AIM: Pictures do not belong in your copy. Repeat all the other data exactly.

RECORDED DATA:

"""

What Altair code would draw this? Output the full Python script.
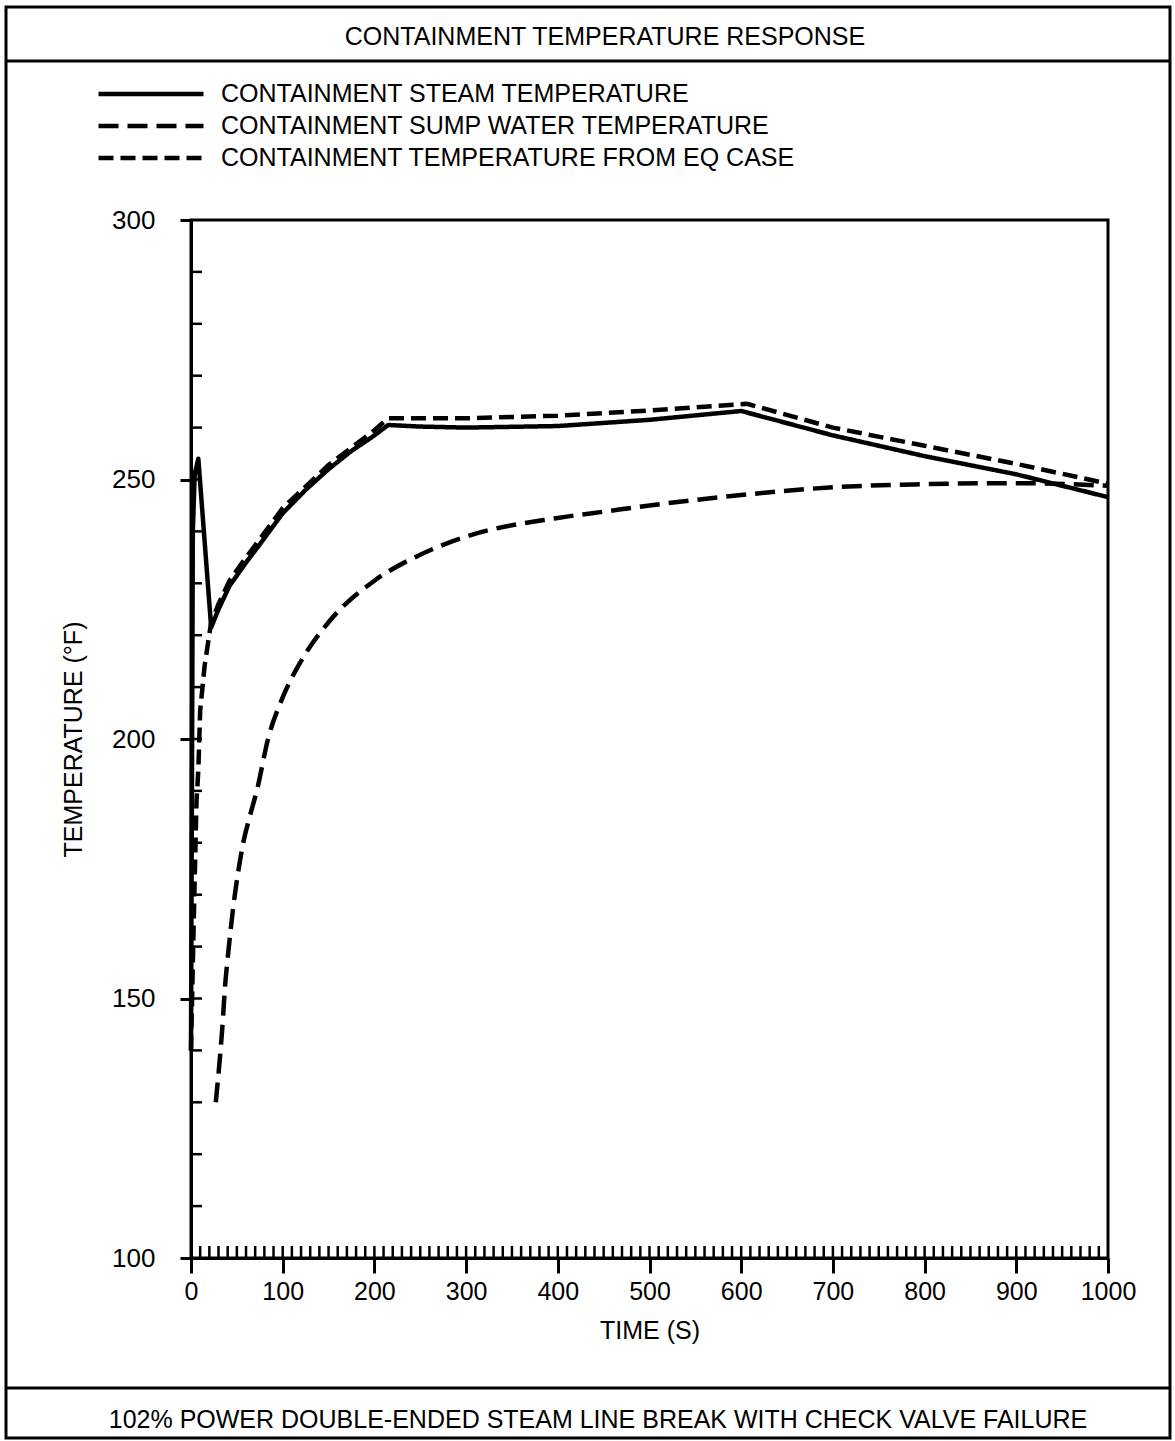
import altair as alt
import pandas as pd

# ---- series (time in s, temperature in deg F) ----
steam_t = [0, 2, 4, 8, 22, 30, 42, 60, 75, 100, 125, 150, 175, 200, 215, 250, 300, 400, 500, 600, 700, 800, 900, 1000]
steam_T = [140, 240, 251, 254, 221.5, 225, 229.5, 234, 237.5, 243.5, 248, 252, 255.5, 258.5, 260.5, 260.2, 260, 260.3, 261.5, 263.2, 258.5, 254.5, 251, 246.6]

sump_t = [27, 31, 34, 37, 41, 46, 52, 57, 64, 72, 84, 100, 120, 150, 200, 250, 300, 400, 450, 500, 600, 700, 800, 900, 1000]
sump_T = [130, 137.5, 144, 152, 159.5, 167.5, 175, 180, 185, 190.2, 200, 208, 215, 222.5, 230.5, 235.5, 239, 242.6, 243.8, 245, 247, 248.5, 249.1, 249.3, 248.8]

eq_t = [0, 3, 6, 8, 10, 15, 22, 30, 42, 60, 75, 100, 150, 200, 215, 300, 400, 500, 606, 700, 800, 900, 1000]
eq_T = [140, 165, 188, 194, 205.5, 214.3, 222.5, 226, 230.5, 235, 238.5, 244.5, 252.8, 259.5, 261.8, 261.8, 262.3, 263.3, 264.6, 260, 256.5, 253, 249.2]

series_names = [
    "CONTAINMENT STEAM TEMPERATURE",
    "CONTAINMENT SUMP WATER TEMPERATURE",
    "CONTAINMENT TEMPERATURE FROM EQ CASE",
]
series_dash = [[1, 0], [20, 9], [15, 7]]

x_major = list(range(0, 1001, 100))
y_major = [100, 150, 200, 250, 300]
x_minor = list(range(10, 1000, 10))
y_minor = list(range(110, 300, 10))

title_text = "CONTAINMENT TEMPERATURE RESPONSE"
footer_text = "102% POWER DOUBLE-ENDED STEAM LINE BREAK WITH CHECK VALVE FAILURE"
x_title = "TIME (S)"
y_title = "TEMPERATURE (°F)"

FONT = "Liberation Sans"
W, H = 917, 1038
PAD = {"left": 191, "top": 220, "right": 67, "bottom": 183}

frames = []
for name, ts, vs in zip(series_names, [steam_t, sump_t, eq_t], [steam_T, sump_T, eq_T]):
    frames.append(pd.DataFrame({"t": ts, "temp": vs, "series": name}))
curves = pd.concat(frames, ignore_index=True)

x_scale = alt.Scale(domain=[0, 1000], nice=False, zero=False)
y_scale = alt.Scale(domain=[100, 300], nice=False, zero=False)

# a long flat stroke as the legend key, so rows stay compact
KEY_PATH = "M-5,0H5"
KEY_SIZE = 441  # sqrt -> 21 px unit, path spans 10 half-units = 105 px

x_enc = alt.X(
    "t:Q",
    scale=x_scale,
    axis=alt.Axis(
        values=x_major, format="d", title=x_title, tickSize=15, tickWidth=3,
        labelFontSize=25, labelPadding=6, labelFlush=False, titleFontSize=25,
        titleFontWeight="normal", titlePadding=14, grid=False, domainWidth=3,
    ),
)
y_enc = alt.Y(
    "temp:Q",
    scale=y_scale,
    axis=alt.Axis(
        values=y_major, title=y_title, tickSize=11, tickWidth=3,
        labelFontSize=26, labelPadding=25, labelFlush=False, titleFontSize=25,
        titleFontWeight="normal", titlePadding=25, grid=False, domainWidth=3,
    ),
)
dash_enc = alt.StrokeDash(
    "series:N",
    scale=alt.Scale(domain=series_names, range=series_dash),
    sort=series_names,
    legend=alt.Legend(
        title=None, orient="none", legendX=-53, legendY=-139,
        symbolType=KEY_PATH, symbolSize=KEY_SIZE, symbolStrokeWidth=4.5,
        symbolStrokeColor="black", symbolFillColor="transparent",
        labelFontSize=25, labelOffset=57,
        rowPadding=6, padding=0, labelLimit=800,
    ),
)

base = alt.Chart(curves).encode(x=x_enc, y=y_enc, color=alt.value("black"), strokeDash=dash_enc)

# steam and EQ curves keep their sharp corners; the sump curve is smooth
sharp_lines = base.transform_filter(
    alt.FieldOneOfPredicate(field="series", oneOf=[series_names[0], series_names[2]])
).mark_line(strokeWidth=4.5, strokeCap="butt", strokeJoin="round")
smooth_line = base.transform_filter(
    alt.FieldEqualPredicate(field="series", equal=series_names[1])
).mark_line(strokeWidth=4.5, strokeCap="butt", strokeJoin="round", interpolate="monotone")

# inward minor ticks along the bottom and left axes
xt = (
    alt.Chart(pd.DataFrame({"t": x_minor}))
    .mark_rule(strokeWidth=2.5, color="black")
    .encode(x=alt.X("t:Q", scale=x_scale), y=alt.value(H), y2=alt.value(H - 12))
)
yt = (
    alt.Chart(pd.DataFrame({"temp": y_minor}))
    .mark_rule(strokeWidth=2.5, color="black")
    .encode(y=alt.Y("temp:Q", scale=y_scale), x=alt.value(0), x2=alt.value(11))
)

# page frame with title and footer boxes
frame = (
    alt.Chart(pd.DataFrame({"k": [0]}))
    .mark_rect(fill=None, stroke="black", strokeWidth=3)
    .encode(x=alt.value(-185), x2=alt.value(979), y=alt.value(-213), y2=alt.value(1218))
)
sep_top = (
    alt.Chart(pd.DataFrame({"k": [0]}))
    .mark_rule(stroke="black", strokeWidth=3)
    .encode(x=alt.value(-185), x2=alt.value(979), y=alt.value(-159))
)
sep_bot = (
    alt.Chart(pd.DataFrame({"k": [0]}))
    .mark_rule(stroke="black", strokeWidth=3)
    .encode(x=alt.value(-185), x2=alt.value(979), y=alt.value(1168))
)
title = (
    alt.Chart(pd.DataFrame({"label": [title_text]}))
    .mark_text(font=FONT, fontSize=25, align="center", baseline="middle", color="black")
    .encode(x=alt.value(414), y=alt.value(-183), text="label:N")
)
footer = (
    alt.Chart(pd.DataFrame({"label": [footer_text]}))
    .mark_text(font=FONT, fontSize=25, align="center", baseline="middle", color="black")
    .encode(x=alt.value(407), y=alt.value(1200), text="label:N")
)

chart = (
    alt.layer(frame, sep_top, sep_bot, title, footer, xt, yt, sharp_lines, smooth_line)
    .properties(
        width=W, height=H, padding=PAD,
        autosize=alt.AutoSizeParams(type="none"),
        background="white",
    )
    .configure_view(stroke="black", strokeWidth=3)
    .configure_axis(
        labelFont=FONT, titleFont=FONT, labelColor="black", titleColor="black",
        domainColor="black", tickColor="black",
    )
    .configure_legend(labelFont=FONT, labelColor="black")
)

chart.save("out.html", embed_options={"renderer": "svg", "actions": False})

"""

RESPONSE FOR THIS EXERCISE:
What Altair code would draw this? Output the full Python script.
import altair as alt
import pandas as pd

# ---- series (time in s, temperature in deg F) ----
steam_t = [0, 2, 4, 8, 22, 30, 42, 60, 75, 100, 125, 150, 175, 200, 215, 250, 300, 400, 500, 600, 700, 800, 900, 1000]
steam_T = [140, 240, 251, 254, 221.5, 225, 229.5, 234, 237.5, 243.5, 248, 252, 255.5, 258.5, 260.5, 260.2, 260, 260.3, 261.5, 263.2, 258.5, 254.5, 251, 246.6]

sump_t = [27, 31, 34, 37, 41, 46, 52, 57, 64, 72, 84, 100, 120, 150, 200, 250, 300, 400, 450, 500, 600, 700, 800, 900, 1000]
sump_T = [130, 137.5, 144, 152, 159.5, 167.5, 175, 180, 185, 190.2, 200, 208, 215, 222.5, 230.5, 235.5, 239, 242.6, 243.8, 245, 247, 248.5, 249.1, 249.3, 248.8]

eq_t = [0, 3, 6, 8, 10, 15, 22, 30, 42, 60, 75, 100, 150, 200, 215, 300, 400, 500, 606, 700, 800, 900, 1000]
eq_T = [140, 165, 188, 194, 205.5, 214.3, 222.5, 226, 230.5, 235, 238.5, 244.5, 252.8, 259.5, 261.8, 261.8, 262.3, 263.3, 264.6, 260, 256.5, 253, 249.2]

series_names = [
    "CONTAINMENT STEAM TEMPERATURE",
    "CONTAINMENT SUMP WATER TEMPERATURE",
    "CONTAINMENT TEMPERATURE FROM EQ CASE",
]
series_dash = [[1, 0], [20, 9], [15, 7]]

x_major = list(range(0, 1001, 100))
y_major = [100, 150, 200, 250, 300]
x_minor = list(range(10, 1000, 10))
y_minor = list(range(110, 300, 10))

title_text = "CONTAINMENT TEMPERATURE RESPONSE"
footer_text = "102% POWER DOUBLE-ENDED STEAM LINE BREAK WITH CHECK VALVE FAILURE"
x_title = "TIME (S)"
y_title = "TEMPERATURE (°F)"

FONT = "Liberation Sans"
W, H = 917, 1038
PAD = {"left": 191, "top": 220, "right": 67, "bottom": 183}

frames = []
for name, ts, vs in zip(series_names, [steam_t, sump_t, eq_t], [steam_T, sump_T, eq_T]):
    frames.append(pd.DataFrame({"t": ts, "temp": vs, "series": name}))
curves = pd.concat(frames, ignore_index=True)

x_scale = alt.Scale(domain=[0, 1000], nice=False, zero=False)
y_scale = alt.Scale(domain=[100, 300], nice=False, zero=False)

# a long flat stroke as the legend key, so rows stay compact
KEY_PATH = "M-5,0H5"
KEY_SIZE = 441  # sqrt -> 21 px unit, path spans 10 half-units = 105 px

x_enc = alt.X(
    "t:Q",
    scale=x_scale,
    axis=alt.Axis(
        values=x_major, format="d", title=x_title, tickSize=15, tickWidth=3,
        labelFontSize=25, labelPadding=6, labelFlush=False, titleFontSize=25,
        titleFontWeight="normal", titlePadding=14, grid=False, domainWidth=3,
    ),
)
y_enc = alt.Y(
    "temp:Q",
    scale=y_scale,
    axis=alt.Axis(
        values=y_major, title=y_title, tickSize=11, tickWidth=3,
        labelFontSize=26, labelPadding=25, labelFlush=False, titleFontSize=25,
        titleFontWeight="normal", titlePadding=25, grid=False, domainWidth=3,
    ),
)
dash_enc = alt.StrokeDash(
    "series:N",
    scale=alt.Scale(domain=series_names, range=series_dash),
    sort=series_names,
    legend=alt.Legend(
        title=None, orient="none", legendX=-53, legendY=-139,
        symbolType=KEY_PATH, symbolSize=KEY_SIZE, symbolStrokeWidth=4.5,
        symbolStrokeColor="black", symbolFillColor="transparent",
        labelFontSize=25, labelOffset=57,
        rowPadding=6, padding=0, labelLimit=800,
    ),
)

base = alt.Chart(curves).encode(x=x_enc, y=y_enc, color=alt.value("black"), strokeDash=dash_enc)

# steam and EQ curves keep their sharp corners; the sump curve is smooth
sharp_lines = base.transform_filter(
    alt.FieldOneOfPredicate(field="series", oneOf=[series_names[0], series_names[2]])
).mark_line(strokeWidth=4.5, strokeCap="butt", strokeJoin="round")
smooth_line = base.transform_filter(
    alt.FieldEqualPredicate(field="series", equal=series_names[1])
).mark_line(strokeWidth=4.5, strokeCap="butt", strokeJoin="round", interpolate="monotone")

# inward minor ticks along the bottom and left axes
xt = (
    alt.Chart(pd.DataFrame({"t": x_minor}))
    .mark_rule(strokeWidth=2.5, color="black")
    .encode(x=alt.X("t:Q", scale=x_scale), y=alt.value(H), y2=alt.value(H - 12))
)
yt = (
    alt.Chart(pd.DataFrame({"temp": y_minor}))
    .mark_rule(strokeWidth=2.5, color="black")
    .encode(y=alt.Y("temp:Q", scale=y_scale), x=alt.value(0), x2=alt.value(11))
)

# page frame with title and footer boxes
frame = (
    alt.Chart(pd.DataFrame({"k": [0]}))
    .mark_rect(fill=None, stroke="black", strokeWidth=3)
    .encode(x=alt.value(-185), x2=alt.value(979), y=alt.value(-213), y2=alt.value(1218))
)
sep_top = (
    alt.Chart(pd.DataFrame({"k": [0]}))
    .mark_rule(stroke="black", strokeWidth=3)
    .encode(x=alt.value(-185), x2=alt.value(979), y=alt.value(-159))
)
sep_bot = (
    alt.Chart(pd.DataFrame({"k": [0]}))
    .mark_rule(stroke="black", strokeWidth=3)
    .encode(x=alt.value(-185), x2=alt.value(979), y=alt.value(1168))
)
title = (
    alt.Chart(pd.DataFrame({"label": [title_text]}))
    .mark_text(font=FONT, fontSize=25, align="center", baseline="middle", color="black")
    .encode(x=alt.value(414), y=alt.value(-183), text="label:N")
)
footer = (
    alt.Chart(pd.DataFrame({"label": [footer_text]}))
    .mark_text(font=FONT, fontSize=25, align="center", baseline="middle", color="black")
    .encode(x=alt.value(407), y=alt.value(1200), text="label:N")
)

chart = (
    alt.layer(frame, sep_top, sep_bot, title, footer, xt, yt, sharp_lines, smooth_line)
    .properties(
        width=W, height=H, padding=PAD,
        autosize=alt.AutoSizeParams(type="none"),
        background="white",
    )
    .configure_view(stroke="black", strokeWidth=3)
    .configure_axis(
        labelFont=FONT, titleFont=FONT, labelColor="black", titleColor="black",
        domainColor="black", tickColor="black",
    )
    .configure_legend(labelFont=FONT, labelColor="black")
)

chart.save("out.html", embed_options={"renderer": "svg", "actions": False})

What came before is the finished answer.